One of the most difficult things about confronting Indigenous rights to land is that a natural consequence of recognizing that this land is stolen land and does not belong to European Americans to conserve, protect, or manage (see, for example, Four Denials in Decolonization). The good news is that there is some great work being done to repatriate lands and stewardship to the Abenaki:

  • Bomazeen Land Trust are rematriating ancestral lands to their rightful Indigenous stewards. Their mission is to “enables Abenaki/ Wabanaki peoples to renew and resume their land caretaking and stewardship roles for lands and waters with historical, spiritual, and ecological significance to the Abenaki/Wabanaki people” (link).
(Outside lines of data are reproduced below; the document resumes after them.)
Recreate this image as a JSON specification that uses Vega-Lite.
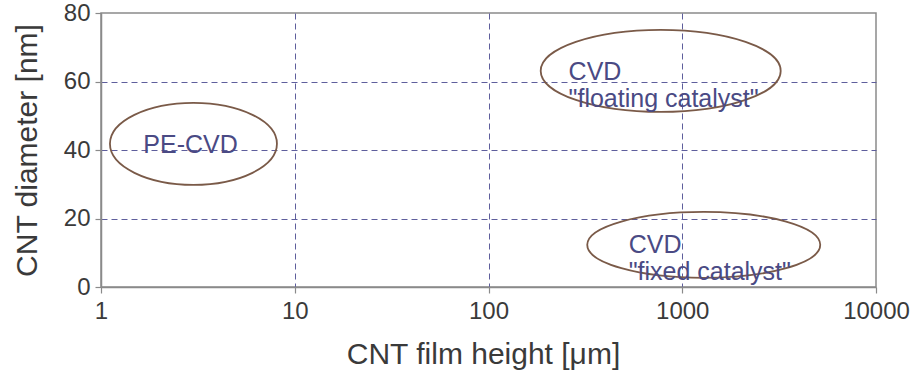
{
  "$schema": "https://vega.github.io/schema/vega-lite/v6.json",
  "width": 775,
  "height": 274,
  "autosize": {"type": "none"},
  "padding": {"left": 101, "top": 13, "right": 36, "bottom": 92},
  "background": "white",
  "config": {
    "font": "Liberation Sans",
    "view": {"stroke": "#8a8a8a", "strokeWidth": 1.5},
    "axis": {
      "domainColor": "#8a8a8a",
      "domainWidth": 1.5,
      "tickColor": "#8a8a8a",
      "tickWidth": 1.2,
      "tickSize": 6,
      "labelFont": "Liberation Sans",
      "labelFontSize": 24,
      "labelColor": "#3a3a3a",
      "labelFlush": false,
      "labelOverlap": false,
      "titleFont": "Liberation Sans",
      "titleFontSize": 30,
      "titleFontWeight": "normal",
      "titleColor": "#3a3a3a",
      "gridColor": "#5e5e9c",
      "gridDash": [6, 4],
      "gridWidth": 1
    }
  },
  "datasets": {
    "regions": [
      {"name": "PE-CVD", "height_um": 3.0, "diameter_nm": 41.8},
      {"name": "floating", "height_um": 774, "diameter_nm": 63.1},
      {"name": "fixed", "height_um": 1291, "diameter_nm": 12.3}
    ],
    "labels": [
      {"label": "PE-CVD", "height_um": 2.9, "diameter_nm": 41.5, "pos": "center"},
      {"label": "CVD\n\"floating catalyst\"", "height_um": 259, "diameter_nm": 62.8, "pos": "left"},
      {"label": "CVD\n\"fixed catalyst\"", "height_um": 529, "diameter_nm": 12.4, "pos": "left"}
    ]
  },
  "encoding": {
    "x": {
      "field": "height_um",
      "type": "quantitative",
      "scale": {"type": "log", "domain": [1, 10000], "nice": false},
      "axis": {
        "title": "CNT film height [μm]",
        "values": [1, 10, 100, 1000, 10000],
        "format": "d",
        "labelPadding": 6,
        "grid": true,
        "gridOpacity": {"condition": {"test": "datum.value === 1 || datum.value === 10000", "value": 0}, "value": 1},
        "titleX": 382,
        "titleY": 76,
        "titleBaseline": "alphabetic",
        "titleAnchor": "middle",
        "titleAlign": "center"
      }
    },
    "y": {
      "field": "diameter_nm",
      "type": "quantitative",
      "scale": {"domain": [0, 80], "nice": false},
      "axis": {
        "title": "CNT diameter [nm]",
        "values": [0, 20, 40, 60, 80],
        "labelPadding": 5,
        "grid": true,
        "gridOpacity": {"condition": {"test": "datum.value === 0 || datum.value === 80", "value": 0}, "value": 1},
        "titleX": -74,
        "titleY": 137,
        "titleAngle": 270,
        "titleBaseline": "middle",
        "titleAlign": "center"
      }
    }
  },
  "layer": [
    {
      "data": {"name": "regions"},
      "transform": [{"filter": "datum.name === 'PE-CVD'"}],
      "mark": {"type": "point", "shape": "M-1,0A1,0.491,0,1,1,1,0A1,0.491,0,1,1,-1,0Z", "size": 27889, "filled": false, "stroke": "#7a5a48", "strokeWidth": 1.8, "opacity": 1}
    },
    {
      "data": {"name": "regions"},
      "transform": [{"filter": "datum.name === 'floating'"}],
      "mark": {"type": "point", "shape": "M-1,0A1,0.342,0,1,1,1,0A1,0.342,0,1,1,-1,0Z", "size": 57600, "filled": false, "stroke": "#7a5a48", "strokeWidth": 1.8, "opacity": 1}
    },
    {
      "data": {"name": "regions"},
      "transform": [{"filter": "datum.name === 'fixed'"}],
      "mark": {"type": "point", "shape": "M-1,0A1,0.283,0,1,1,1,0A1,0.283,0,1,1,-1,0Z", "size": 54289, "filled": false, "stroke": "#7a5a48", "strokeWidth": 1.8, "opacity": 1}
    },
    {
      "data": {"name": "labels"},
      "transform": [{"filter": "datum.pos === 'center'"}],
      "mark": {"type": "text", "align": "center", "baseline": "middle", "fontSize": 25, "font": "Liberation Sans", "color": "#4a4a84"},
      "encoding": {"text": {"field": "label"}}
    },
    {
      "data": {"name": "labels"},
      "transform": [{"filter": "datum.pos === 'left'"}],
      "mark": {"type": "text", "align": "left", "baseline": "middle", "fontSize": 25, "lineHeight": 27, "lineBreak": "\n", "font": "Liberation Sans", "color": "#4a4a84"},
      "encoding": {"text": {"field": "label"}}
    }
  ]
}
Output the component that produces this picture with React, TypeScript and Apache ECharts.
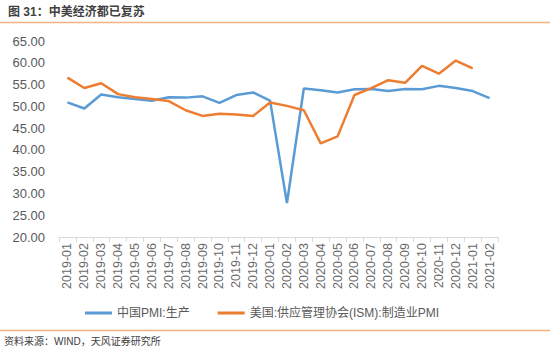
import React, { useEffect, useRef } from "react";
import * as echarts from "echarts";

const categories = [
  "2019-01","2019-02","2019-03","2019-04","2019-05","2019-06","2019-07","2019-08","2019-09","2019-10","2019-11","2019-12",
  "2020-01","2020-02","2020-03","2020-04","2020-05","2020-06","2020-07","2020-08","2020-09","2020-10","2020-11","2020-12",
  "2021-01","2021-02",
];
const chinaPmiProduction = [
  50.9, 49.5, 52.7, 52.1, 51.7, 51.3, 52.1, 52.0, 52.3, 50.8, 52.6, 53.2,
  51.3, 27.8, 54.1, 53.7, 53.2, 53.9, 54.0, 53.5, 54.0, 53.9, 54.7, 54.2,
  53.5, 51.9,
];
const usIsmPmi: (number | null)[] = [
  56.6, 54.2, 55.3, 52.8, 52.1, 51.7, 51.2, 49.1, 47.8, 48.3, 48.1, 47.8,
  50.9, 50.1, 49.1, 41.5, 43.1, 52.6, 54.2, 56.0, 55.4, 59.3, 57.5, 60.5,
  58.7, null,
];
const seriesNames = ["中国PMI:生产", "美国:供应管理协会(ISM):制造业PMI"];
const titleText = "图 31：中美经济都已复苏";
const sourceText = "资料来源：WIND，天风证券研究所";

const FONT = "'Liberation Sans', 'Noto Sans CJK SC', sans-serif";

export default function App() {
  const ref = useRef<HTMLDivElement>(null);
  useEffect(() => {
    document.body.style.margin = "0";
    const chart = echarts.init(ref.current!, undefined, { renderer: "svg" });
    chart.setOption({
      animation: false,
      backgroundColor: "#ffffff",
      textStyle: { fontFamily: FONT },
      grid: { left: 59, right: 52, top: 41, bottom: 117, containLabel: false },
      legend: {
        left: 80,
        top: 302,
        itemWidth: 27,
        itemHeight: 3,
        itemGap: 28,
        icon: "rect",
        textStyle: { fontSize: 12, color: "#595959", fontFamily: FONT },
        data: seriesNames,
      },
      xAxis: {
        type: "category",
        data: categories,
        boundaryGap: true,
        axisLine: { lineStyle: { color: "#D9D9D9" } },
        axisTick: { show: true, alignWithLabel: false, lineStyle: { color: "#D9D9D9" } },
        axisLabel: { rotate: 90, interval: 0, fontSize: 12.5, color: "#6b6b6b", margin: 6, fontFamily: FONT },
      },
      yAxis: {
        type: "value",
        min: 20,
        max: 65,
        interval: 5,
        splitLine: { show: false },
        axisLine: { show: false },
        axisTick: { show: false },
        axisLabel: {
          fontSize: 13,
          color: "#595959",
          margin: 14,
          fontFamily: FONT,
          formatter: (v: number) => v.toFixed(2),
        },
      },
      series: [
        {
          name: seriesNames[0],
          type: "line",
          data: chinaPmiProduction,
          symbol: "none",
          lineStyle: { width: 2.5, color: "#5B9BD5" },
          itemStyle: { color: "#5B9BD5" },
        },
        {
          name: seriesNames[1],
          type: "line",
          data: usIsmPmi,
          symbol: "none",
          lineStyle: { width: 2.5, color: "#ED7D31" },
          itemStyle: { color: "#ED7D31" },
        },
      ],
      graphic: [
        {
          type: "text",
          left: 8,
          top: 6,
          style: { text: titleText, fontSize: 12, fontWeight: "bold", fill: "#404040", fontFamily: FONT },
        },
        {
          type: "line",
          shape: { x1: 0, y1: 22.5, x2: 550, y2: 22.5 },
          style: { stroke: "#F4B183", lineWidth: 1.5 },
        },
        {
          type: "line",
          shape: { x1: 0, y1: 330.5, x2: 550, y2: 330.5 },
          style: { stroke: "#F4B183", lineWidth: 1.5 },
        },
        {
          type: "text",
          left: 4,
          top: 336,
          style: { text: sourceText, fontSize: 10, fill: "#404040", fontFamily: FONT },
        },
      ],
    });
    return () => chart.dispose();
  }, []);
  return <div ref={ref} style={{ width: 550, height: 354 }} />;
}
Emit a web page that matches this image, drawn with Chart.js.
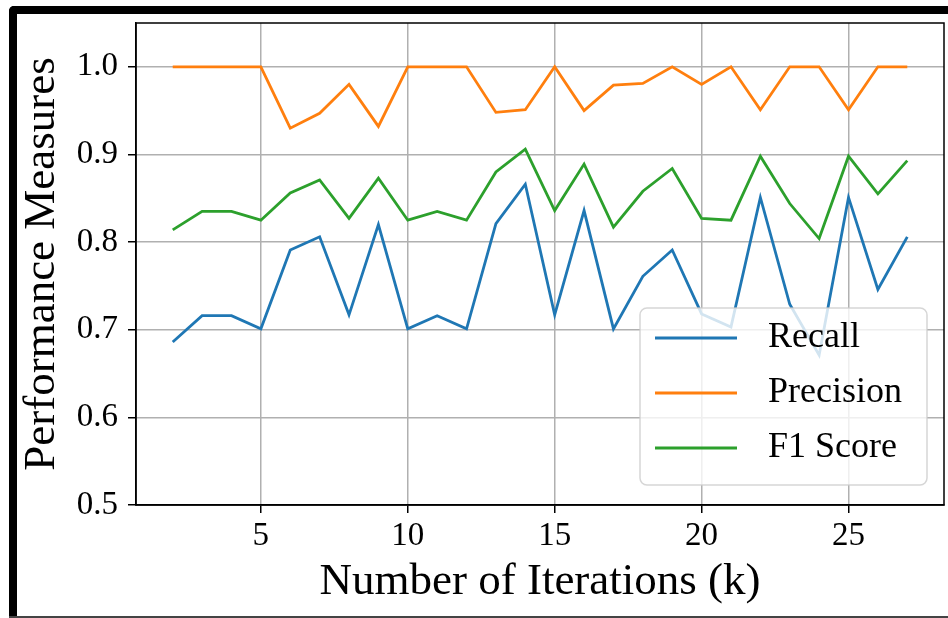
<!DOCTYPE html>
<html>
<head>
<meta charset="utf-8">
<script src="https://cdn.jsdelivr.net/npm/chart.js@4.4.1/dist/chart.umd.min.js"></script>
<style>
  body { margin: 0; background: #fff; }
  #wrap { position: relative; width: 948px; height: 618px; overflow: hidden; }
  .bar { position: absolute; background: #000; }
</style>
</head>
<body>
<div id="wrap">
  <canvas id="perfChart" width="948" height="618"></canvas>
  <div class="bar" style="left:9px; top:6px; width:939px; height:8px; border-top-left-radius:5px;"></div>
  <div class="bar" style="left:9px; top:6px; width:8px; height:612px; border-top-left-radius:5px;"></div>
  <div class="bar" style="left:9px; top:616px; width:939px; height:2px; background:#444;"></div>
</div>
<script>
const iterations = [2, 3, 4, 5, 6, 7, 8, 9, 10, 11, 12, 13, 14, 15, 16, 17, 18, 19, 20, 21, 22, 23, 24, 25, 26, 27];

const recall = [0.686, 0.716, 0.716, 0.701, 0.791, 0.806, 0.717, 0.820, 0.701, 0.716, 0.701, 0.821, 0.866,
                0.717, 0.836, 0.701, 0.761, 0.791, 0.718, 0.703, 0.851, 0.729, 0.671, 0.851, 0.746, 0.806];
const precision = [1.0, 1.0, 1.0, 1.0, 0.930, 0.947, 0.980, 0.932, 1.0, 1.0, 1.0, 0.948, 0.951,
                   1.0, 0.950, 0.979, 0.981, 1.0, 0.980, 1.0, 0.951, 1.0, 1.0, 0.951, 1.0, 1.0];
const f1score = [0.814, 0.835, 0.835, 0.825, 0.856, 0.871, 0.827, 0.873, 0.825, 0.835, 0.825, 0.880, 0.906,
                 0.836, 0.889, 0.817, 0.858, 0.884, 0.827, 0.825, 0.898, 0.844, 0.804, 0.898, 0.855, 0.893];

const seriesNames = ['Recall', 'Precision', 'F1 Score'];
const seriesColors = ['#1f77b4', '#ff7f0e', '#2ca02c'];
const seriesValues = [recall, precision, f1score];

const xTicks = [5, 10, 15, 20, 25];
const yTicks = [0.5, 0.6, 0.7, 0.8, 0.9, 1.0];

const serif = "'Liberation Serif', 'DejaVu Serif', serif";

// ramka osi (góra i prawa strona)
const boxPlugin = {
    id: 'axesBox',
    afterDraw(chart) {
        const { ctx, chartArea: a } = chart;
        ctx.save();
        ctx.strokeStyle = '#000';
        ctx.lineWidth = 1.5;
        ctx.strokeRect(a.left, a.top, a.right - a.left, a.bottom - a.top);
        ctx.restore();
    }
};

// legenda w prawym dolnym rogu, w stylu matplotlib
const legendPlugin = {
    id: 'innerLegend',
    afterDatasetsDraw(chart) {
        const { ctx, chartArea: a } = chart;
        const w = 287, h = 177;
        const x = a.right - 17 - w, y = a.bottom - 20 - h;
        ctx.save();
        ctx.beginPath();
        ctx.roundRect(x, y, w, h, 7);
        ctx.fillStyle = 'rgba(255,255,255,0.8)';
        ctx.fill();
        ctx.strokeStyle = 'rgba(204,204,204,0.8)';
        ctx.lineWidth = 1.5;
        ctx.stroke();
        ctx.font = '36px ' + serif;
        ctx.textBaseline = 'middle';
        chart.data.datasets.forEach((ds, i) => {
            const ly = y + 30 + i * 55;
            ctx.strokeStyle = ds.borderColor;
            ctx.lineWidth = 2.8;
            ctx.beginPath();
            ctx.moveTo(x + 15, ly);
            ctx.lineTo(x + 97, ly);
            ctx.stroke();
            ctx.fillStyle = '#000';
            ctx.fillText(ds.label, x + 128, ly);
        });
        ctx.restore();
    }
};

const ctx = document.getElementById('perfChart').getContext('2d');

new Chart(ctx, {
    type: 'line',
    data: {
        datasets: seriesNames.map((name, i) => ({
            label: name,
            data: iterations.map((it, j) => ({ x: it, y: seriesValues[i][j] })),
            borderColor: seriesColors[i],
            backgroundColor: seriesColors[i],
            borderWidth: 2.8,
            pointRadius: 0,
            tension: 0,
            fill: false
        }))
    },
    options: {
        responsive: false,
        devicePixelRatio: 1,
        animation: false,
        layout: { padding: { left: 0, right: 4, top: 23, bottom: 0 } },
        plugins: {
            legend: { display: false },
            tooltip: { enabled: false }
        },
        scales: {
            x: {
                type: 'linear',
                min: 0.75,
                max: 28.25,
                afterFit: s => { s.height = 113; s.paddingLeft = 0; s.paddingRight = 0; },
                afterBuildTicks: s => { s.ticks = xTicks.map(v => ({ value: v })); },
                ticks: {
                    color: '#000',
                    font: { family: serif, size: 33 },
                    padding: 4,
                    maxRotation: 0,
                    callback: v => String(v)
                },
                grid: { color: '#b0b0b0', lineWidth: 1.5, tickColor: '#000', tickLength: 8, tickWidth: 1.5 },
                border: { color: '#000', width: 1.5 },
                title: {
                    display: true,
                    text: 'Number of Iterations (k)',
                    color: '#000',
                    font: { family: serif, size: 45 },
                    padding: { top: 0, bottom: 9 }
                }
            },
            y: {
                min: 0.5,
                max: 1.05,
                afterFit: s => { s.width = 136; s.paddingTop = 0; s.paddingBottom = 0; },
                afterBuildTicks: s => { s.ticks = yTicks.map(v => ({ value: v })); },
                ticks: {
                    color: '#000',
                    font: { family: serif, size: 33 },
                    padding: 10,
                    callback: v => v.toFixed(1)
                },
                grid: { color: '#b0b0b0', lineWidth: 1.5, tickColor: '#000', tickLength: 8, tickWidth: 1.5 },
                border: { color: '#000', width: 1.5 },
                title: {
                    display: true,
                    text: 'Performance Measures',
                    color: '#000',
                    font: { family: serif, size: 45 },
                    padding: { top: 15, bottom: 0 }
                }
            }
        }
    },
    plugins: [boxPlugin, legendPlugin]
});
</script>
</body>
</html>
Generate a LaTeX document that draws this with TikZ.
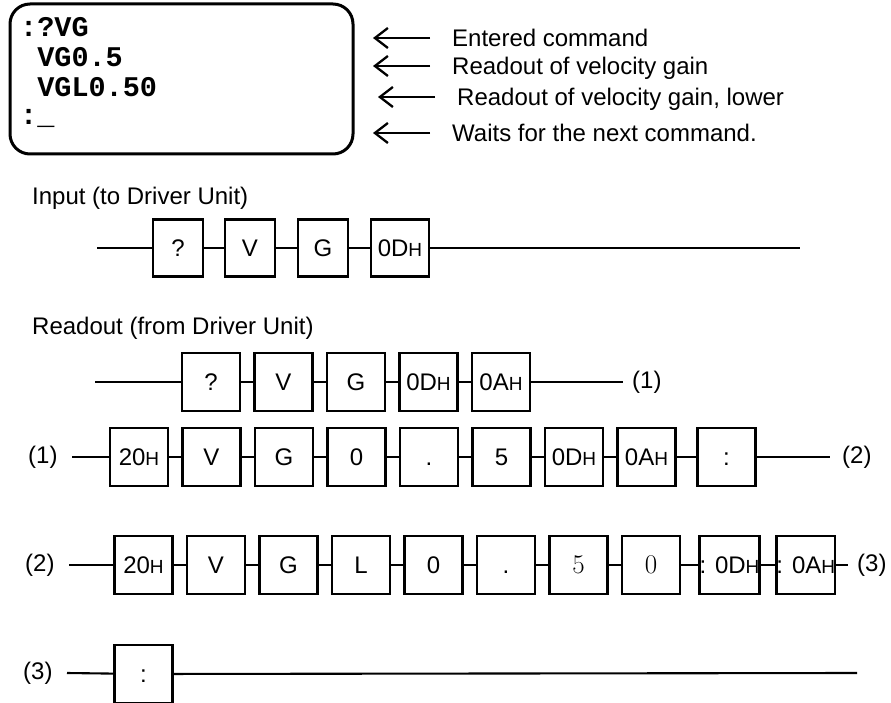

  • The Abenaki Land Link Project (link) a partnership between the Nulhegan Band of the Coosuk Abenaki Nation, Rooted in Vermont, and NOFA-VT that encourages farmers across Vermont to plant traditional Abenaki crops (largely using seeds collected by the Seeds of Renewal Project). Much of this food is then returned back to the Abenaki community, particularly those with food insecurities.
  • Middlebury, which has worked to repatriate stolen art to their rightful territories in Africa (link), have opened access to their college’s organic farm to Abenaki growers. They also collaborate to created the Abenaki Language School (there is also student driven support to repatriate lands to the Abenaki link).